Ntobeko Ngcobo, Msunduzi acting spokesperson, said workers from the road unit are also doing repairs. “The teams are also attending to the reinstatement project to close the trenches on the roads. Potholes are repaired as they occur and when residents report them to the municipality. The residents are requested to please report potholes in their areas, before the heavy rains come, so that we can ensure that the roads are able to cope when it rains,” said Ngcobo.

Pietermaritzburg residents took to The Witness Facebook page to post their complaints about the state of the roads within the city.

Facebook user Ronald Hulley said: “Most of the roads are beyond repair.
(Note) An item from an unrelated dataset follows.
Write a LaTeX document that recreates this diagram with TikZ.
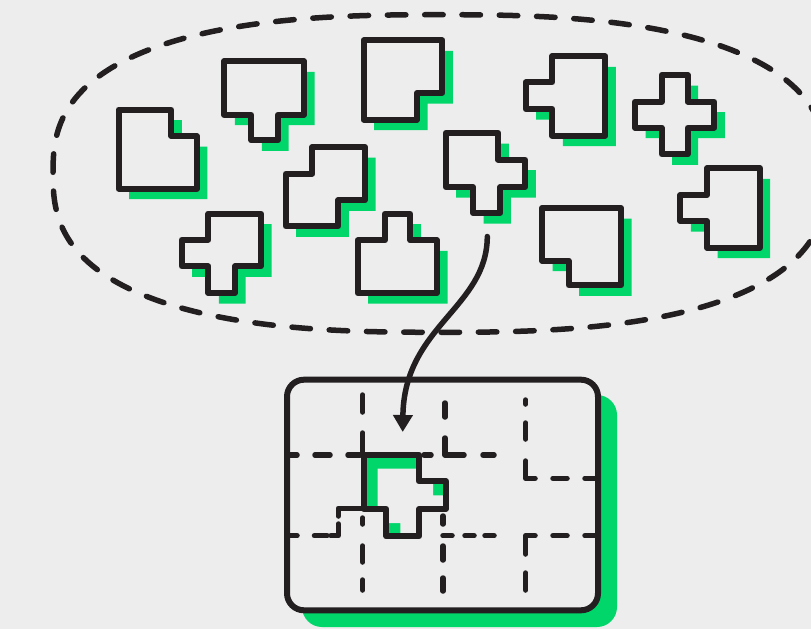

They will have to be dug up and redone from the base up. A lot of the roads could have been given an extension on their working lives if they had been covered with a slurry seal. A lot of the patching is a total waste of time and money. The road is beyond repair with a patch. Look at Murray Road behind the airport.”

Lindy Fourie Meyer posted: “Morcom Road is a nightmare. There are so many potholes which causes cars to come down on the wrong side. It’s an accident waiting to happen.”

Rooplal Maharaj reiterated that all roads in Pietermaritzburg need attention.

Julian Naicker posted that in January, he had a “huge” insurance claim due to a big pothole that could not be avoided.

“Orthman Road and Willowton Road have huge potholes that can seriously damage a vehicle and cause a serious accident. Wiganthorpe and Fitzmons roads have had a whole chunk of tar missing for years now, that section is a gravel road,” said Naicker, who listed other pothole riddled roads.

Karen Rushton posted: “Potholes that were fixed have made their appearance again and some places worse. Golf Road and intersection of Golf /Hutchison Rd on the doorstep of the varsity and schools.

Chase Valley resident Gareth Dovey said he has sent numerous e-mails since April regarding unattended potholes in the area.

“It seems like no one from the municipality is showing interest and it’s embarrassing,” he said. “The pothole just below Chase Valley Road was ripped up to repair a burst water main and has been left to ruin,” said Dovey.

Dovey said he made attempts to reach the municipality telephonically but has reached a dead-end multiple times. “I keep getting transferred and cut off. It’s frustrating”, Dovey added.